A case against Thomas Palley (fg)

Thomas Palley, one of the leading Post Keynesians, recently made a case against inflation targeting. His argumentation is not on technical issues or how such a conceptual framework can be best conducted; it is rather on theoretical grounds. An explicit inflation targeting framework ipso facto assumes money to be neutral with respect to growth and unemployment. He says this consensus is rooted in Friedman’s theory of a natural rate of unemployment (NAIRU) in wich monetary policy can promote anything than delivering price stability. Palley goes further by introducing the opposed consensus, i.e. money has real effects. He conludes that inflation targeting is inferior since in this framework inflation is the sole (nominal) objective. A real obejctive is missing.

Well, as you may guess, I find some points refuting this statement:
  • Did Palley ever heard from Svensson and his Flexible Inflation Targeting where there are (at least) two objectives in the loss function, i.e. inflation and output deviations?
  • I really don't find any economist of the critized consensus view claiming that monetary policy has no effects on both real and nominal outcomes (at least in the short-run)
  • It may be true that the theroetical consenus view sees potential output as an exogenous AR(1) process with an error term normally distributed and thereby, working with an equilibrium concept (DSGE). However, as Woodford showed, we could easily introduce endougenous capital accumulation where induced investment increases potential output.
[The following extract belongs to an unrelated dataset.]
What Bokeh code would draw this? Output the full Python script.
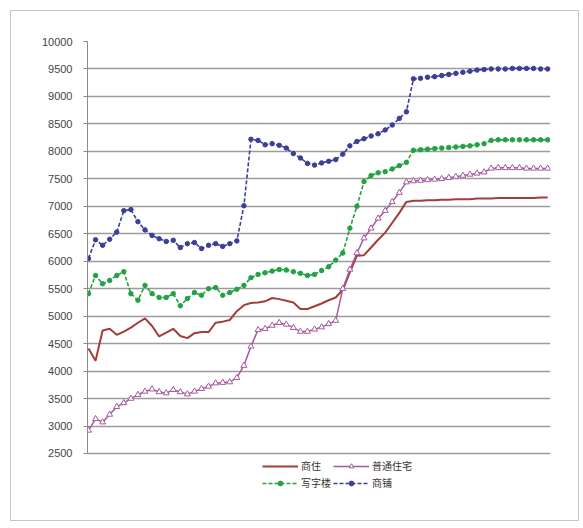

  • But my main point refers to monetary policy practice. Since potential output is not oberservable for policy-makers in the conduct of monetary policy, it has to be estimated. A Hodrick-Prescott filter estimates potential output and the output gap on behalf of past output growth. Therfore, it becomes clear that monetary policy actually permitts potential output to be an endogenous variable depending on past growth performance!